The overlap is easy to spot. They are both faith based groups. Faith is believing something in lieu of evidence.
Which is part of the reason why the Q crowd doesn't always mesh well here. Evidence is usually requisite at this .win. "Trust" in a plan is hard to come by.
This is not how Christians define faith. Faith is the certainty of things hoped for, a conviction about things unseen. Things unseen and hoped for can have evidentiary support for their existence and manifestation.
But Q is an oddity that borders on idolatry for some, which is why the dovetail, per your OP, seems odd. The two faith concepts are mutually exclusive.
Curious... If faith based groups don't fit here well, then you must not get along with the scientists and atheists either, right?
The dictionary is usually the authority on defining words:
And even your definition fits his simple definition if you boil it down to what it is. Your certainty of a thing unseen (cannot be proven) is saying the same thing basically as he was. We cannot see god (prove existence) or else no faith would be required if he was here in front of us. Faith spirituality belief none of those can be seen, roven or quantified in any way but doesn't stop them from existing.
I see what you are trying to do here and it doesn't work with scientists at all and you lose credibility with this argument IMO. Here's why:
Atheists: YES! This comparison works for your point. Atheists absolute BELIEF there is no god is a faith of its own and cannot be proven.

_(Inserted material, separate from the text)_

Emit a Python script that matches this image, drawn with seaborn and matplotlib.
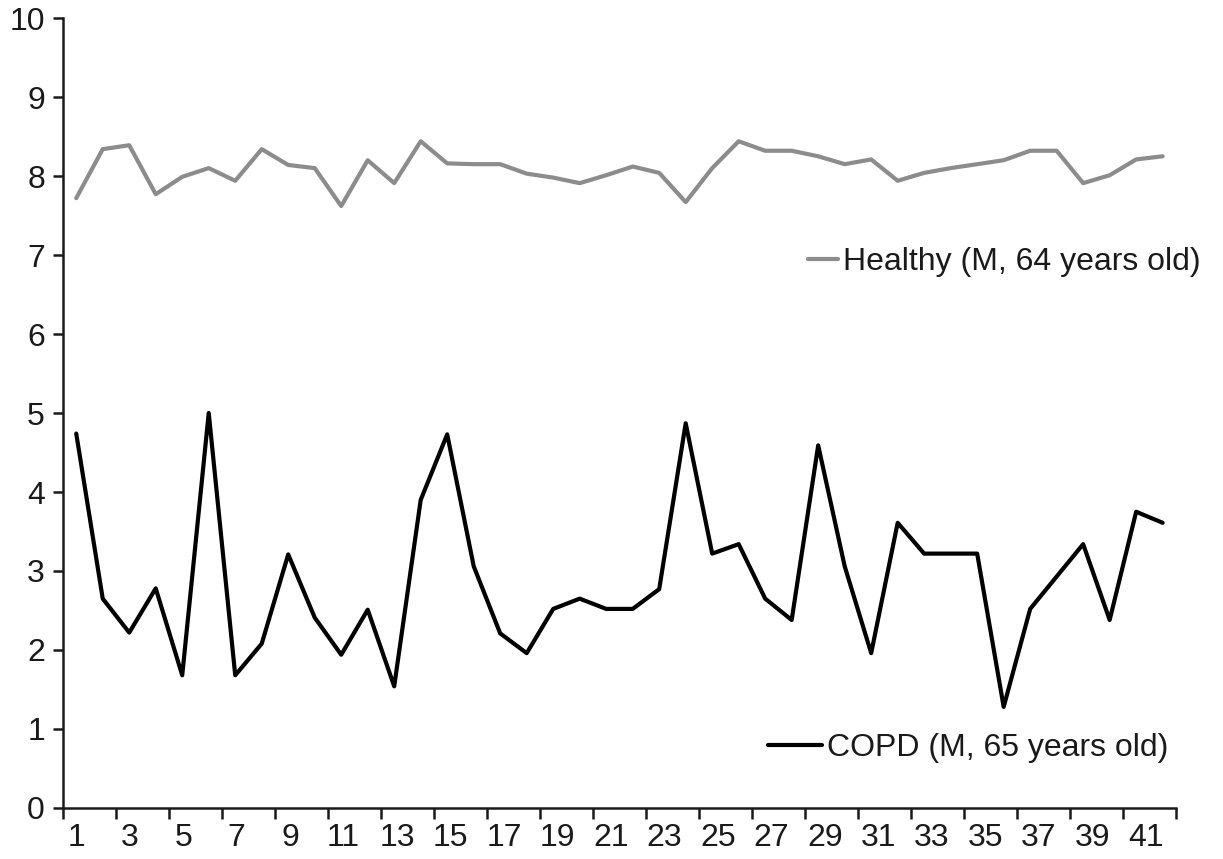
"""
plot.py
-------
Daily values of a healthy subject vs a COPD patient over 42 days.
Run: python plot.py
"""

import numpy as np
import pandas as pd
import matplotlib.pyplot as plt
from matplotlib.lines import Line2D
import seaborn as sns

# ── Data ─────────────────────────────────────────────────────────────────────
day = list(range(1, 43))
healthy = [7.72, 8.34, 8.39, 7.77, 7.99, 8.10, 7.94, 8.34, 8.14, 8.10,
           7.62, 8.20, 7.91, 8.44, 8.16, 8.15, 8.15, 8.03, 7.98, 7.91,
           8.01, 8.12, 8.04, 7.67, 8.10, 8.44, 8.32, 8.32, 8.25, 8.15,
           8.21, 7.94, 8.04, 8.10, 8.15, 8.20, 8.32, 8.32, 7.91, 8.01,
           8.21, 8.25]
copd = [4.74, 2.65, 2.22, 2.78, 1.68, 5.00, 1.68, 2.08, 3.21, 2.41,
        1.94, 2.51, 1.54, 3.90, 4.73, 3.06, 2.21, 1.96, 2.52, 2.65,
        2.52, 2.52, 2.77, 4.87, 3.22, 3.34, 2.65, 2.38, 4.59, 3.06,
        1.96, 3.61, 3.22, 3.22, 3.22, 1.28, 2.52, 2.93, 3.34, 2.38,
        3.75, 3.61]
healthy_label = "Healthy (M, 64 years old)"
copd_label = "COPD (M, 65 years old)"
xtick_days = list(range(1, 42, 2))
xtick_labels = [str(d) for d in xtick_days]
ytick_pos = list(range(0, 11))

GRAY = "#8c8c8c"
INK = "#1a1a1a"
LW = 3.0
FS = 23

# ── Style ────────────────────────────────────────────────────────────────────
sns.set_theme(style="white")
plt.rcParams["font.family"] = ["Liberation Sans", "DejaVu Sans"]

df = pd.DataFrame({"Day": day, "Healthy": healthy, "COPD": copd})

fig = plt.figure(figsize=(12.23, 8.59), dpi=100)
ax = fig.add_axes([0.0515, 0.0594, 0.910, 0.9196])

sns.lineplot(data=df, x="Day", y="Healthy", color=GRAY, lw=LW, ax=ax)
sns.lineplot(data=df, x="Day", y="COPD", color="black", lw=LW, ax=ax)

# ── Axes ─────────────────────────────────────────────────────────────────────
ax.set_xlim(0.5, 42.5)
ax.set_ylim(0, 10)
ax.set_xlabel(""); ax.set_ylabel("")
# the source's labels drift slightly right of their categories
label_pos = [1 + (d - 1) * 1.009 for d in xtick_days]
ax.set_xticks(label_pos)
ax.set_xticklabels(xtick_labels)
ax.set_xticks(np.arange(0.5, 43, 2), minor=True)
ax.tick_params(axis="x", which="major", length=0, pad=11, labelsize=FS,
               colors=INK)
ax.tick_params(axis="x", which="minor", bottom=True, length=8, width=1.8,
               direction="out", color=INK)
ax.set_yticks(ytick_pos)
ax.tick_params(axis="y", left=True, length=7, width=1.8, pad=6,
               labelsize=FS, direction="out", colors=INK)
for side in ["top", "right"]:
    ax.spines[side].set_visible(False)
for side in ["left", "bottom"]:
    ax.spines[side].set_color(INK)
    ax.spines[side].set_linewidth(1.8)

# ── Series labels (two separate legends, placed by the lines) ───────────────
leg1 = ax.legend([Line2D([], [], color=GRAY, lw=LW)], [healthy_label],
                 loc="center left", bbox_to_anchor=(28.6, 6.91),
                 bbox_transform=ax.transData, frameon=False, fontsize=FS,
                 handlelength=0.95, handletextpad=0.15, borderpad=0,
                 borderaxespad=0, labelcolor=INK)
ax.add_artist(leg1)
ax.legend([Line2D([], [], color="black", lw=LW)], [copd_label],
          loc="center left", bbox_to_anchor=(27.1, 0.76),
          bbox_transform=ax.transData, frameon=False, fontsize=FS,
          handlelength=1.7, handletextpad=0.15, borderpad=0,
          borderaxespad=0, labelcolor=INK)

fig.savefig("out.png", dpi=100, facecolor="white")
plt.close(fig)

Scientists: Nope. Comparison does not work. Science uses the scientific method and it by definition ever changing and evolving as new things are discovered and old thinking disproven.
The Bible is the authority for contextual definitions of certain words for Christians. I gave the verbatim definition of faith from the Bible for your collective reference. If one is going to disparage various groups via a comparison, one would do better to have more accurate perspectives of the respective groups to form a more accurate troll. Those are funnier when they're closer to the truth.

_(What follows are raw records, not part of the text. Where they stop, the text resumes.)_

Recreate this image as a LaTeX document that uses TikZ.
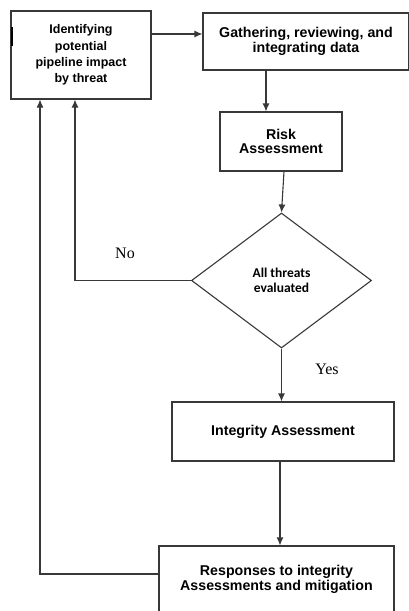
\documentclass[tikz,border=0pt]{standalone}
\usepackage{fontspec}
\setmainfont{Liberation Sans}
\newfontfamily\calfont{Carlito}
\newfontfamily\serfont{Liberation Serif}
\usepackage{tikz}
\usetikzlibrary{shapes.geometric,arrows.meta}
\tikzset{>={Latex[length=8pt,width=7pt]}}
\colorlet{linecol}{black!78}
\tikzstyle{box}=[draw=linecol,line width=1.1pt,rectangle,inner sep=0,align=center,
                 font=\bfseries\fontsize{14.2}{14.8}\selectfont]
\tikzstyle{decision}=[draw=linecol,line width=1.1pt,diamond,inner sep=0,align=center,
                      font=\calfont\bfseries\fontsize{13.5}{15}\selectfont]
\tikzstyle{flow}=[->,line width=1.1pt,linecol]
\tikzstyle{answer}=[inner sep=0,font=\serfont\fontsize{16}{16}\selectfont]

\begin{document}
\begin{tikzpicture}[x=1pt,y=-1pt]
  \useasboundingbox (0,0) rectangle (409,611);

  % BOXES
  \node[box,minimum width=140pt,minimum height=88pt,
        font=\bfseries\fontsize{12.5}{16.4}\selectfont] (ident) at (81,55)
    {\raisebox{-3pt}{Identifying}\\\raisebox{-3pt}{potential}\\
     \raisebox{-3pt}{pipeline impact}\\\raisebox{-3pt}{by threat}};
  \node[box,minimum width=206pt,minimum height=57pt] (gather) at (306,41.5)
    {Gathering, reviewing, and\\integrating data};
  \node[box,minimum width=122pt,minimum height=59pt] (risk) at (281,141.5)
    {Risk\\Assessment};
  \node[decision,minimum width=180pt,minimum height=135pt] (dec) at (281.5,280.5)
    {All threats\\evaluated};
  \node[box,minimum width=222pt,minimum height=59pt] (integ) at (283,431.5)
    {Integrity Assessment};
  \node[box,minimum width=235pt,minimum height=66pt] (resp) at (276.5,579)
    {Responses to integrity\\Assessments and mitigation};

  % LABELS
  \node[answer] (no) at (125,253) {No};
  \node[answer] (yes) at (327,369) {Yes};

  % ARROWS
  \draw[flow] (ident.east |- 0,34) -- (gather.west |- 0,34);
  \draw[flow] (gather.south -| 266,0) -- (risk.north -| 266,0);
  \draw[flow] (risk.south -| 284,0) -- (dec.north);
  \draw[flow] (dec.south) -- (dec.south |- integ.north);
  \draw[flow] (integ.south -| 280,0) -- (resp.north -| 280,0);

  % FEEDBACK
  \draw[flow] (dec.west) -| (ident.south -| 75,0);
  \draw[flow] (resp.west |- 0,574) -| (ident.south -| 40,0);

  % STRAY MARK
  \draw[line width=2pt] (12,27) -- (12,46);

\end{tikzpicture}
\end{document}
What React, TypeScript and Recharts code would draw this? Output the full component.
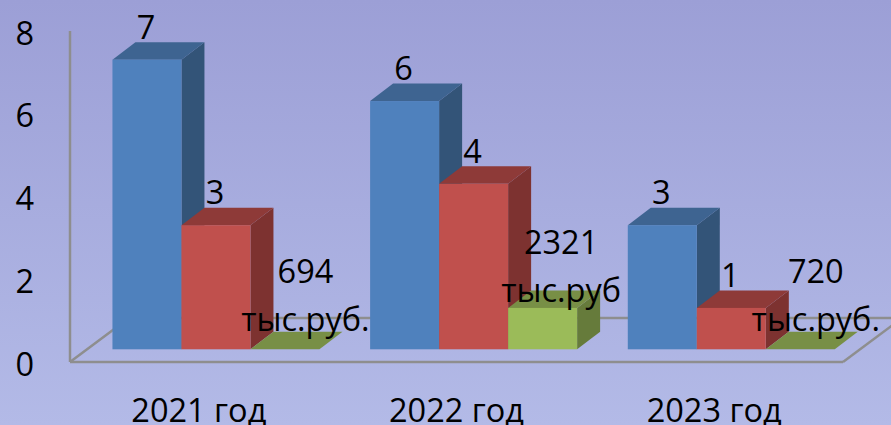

I'll let you in on a little secret. I've been a scientist for decades, and it is very much run on faith. Hypotheses are faith driven until disproven by experimental data to the contrary. I think (or believe or "hypothesize") the world works like xyz based on my observations of abc. I can test it any number of methods, but until the data comes in to disprove my belief, the hypothesis still stands. Or I still believe what I believe about reality based on my observations of such. Spiritual faith is no different. The Bible instructs it's adherents to test circumstances to determine whether they are good or evil, and says faith will be tested daily, and generate observable data to demonstrate whether ones faith "hypothesis" is correct or not.
I still hold that spiritual faith and scientific faith are quite similar.
Not disputing this.
Correct(ish). This is a part of the scientific process I mentioned earlier. A hypothesis is not science but a possible explanation that requires further testing to prove and even once proven is only valid until potentially disproven by new evidence or knowledge unavailable at that time. A hypothesis alone is not proven science and I have never heard an actual scientist make a claim like that.
YES! And are you supposed to adjust your faith when faced with new data previously unavailable? Of course not right? Nor do I believe you should necessarily. I am not saying faith is a bad thing or that anything you say is incorrect and that I have any more knowledge than you about the divine. We are finite beings and cannot understand the infinite as a matter of fact, but of faith only. Which even the bible backs up I believe. (not a scholar myself) .
I am also not claiming that science is the ultimate truth or authority about anything and isn't without flaws itself. Most of science is theory anyhow. Gravity is only a theory. Science cannot explain it, but simple observation can prove its existence despite our incomplete understanding.
My issue is with a bad comparison. Not pro-science or anti-faith.
Yes Atheists BELIEVE there is not a god or deity or supernatural force outside of our understanding despite the fact that no actual proof could ever prove something DOES not exist 100%. Only that there is no proof for its existence that is 100%.
I am an agnostic and the only thing I know is that I DO NOT know anything for sure and either side could potentially be correct, however I personally BELIEVE that the truth is something than man cannot even remotely comprehend if it were laid out for us in power point presentation right before our eyes as it is so far removed from the only reality we know.
Let's say you are right about the hidden messages in the bible or whatever books and somehow you have *objectively *interpreted (not possible btw) words in a book that has gone thru translations after translation and interpretation after interpretation over the thousands of years.
It was written in Aramaic, Greek, and Hebrew and even between those languages there are words that cannot be "literally" interpreted just as certain things in modern languages do not literally translate into English even today.
From this point until your final sentence I do not know what I am looking at or why. I don't get why you are formatting some statements with a - and some not, and it seems you go from quoting the bible to speaking as yourself with no quotation marks distinguishing between the two making it difficult to understand what you are trying to convey.
Who are you referring to here?? I have made no assumptions nor claimed any wisdom here. And you are correct that I cannot explain the claim you are making about God's days just as I cannot name even 1 of the 7 mountains and was unaware of this requirement. I would Mt. Zion and/or Mt. Sanai could be included but fail to see the relevance to our discussion.
Had I not felt like they were being disingenuous and baiting with that last question, your comment is how I would have replied.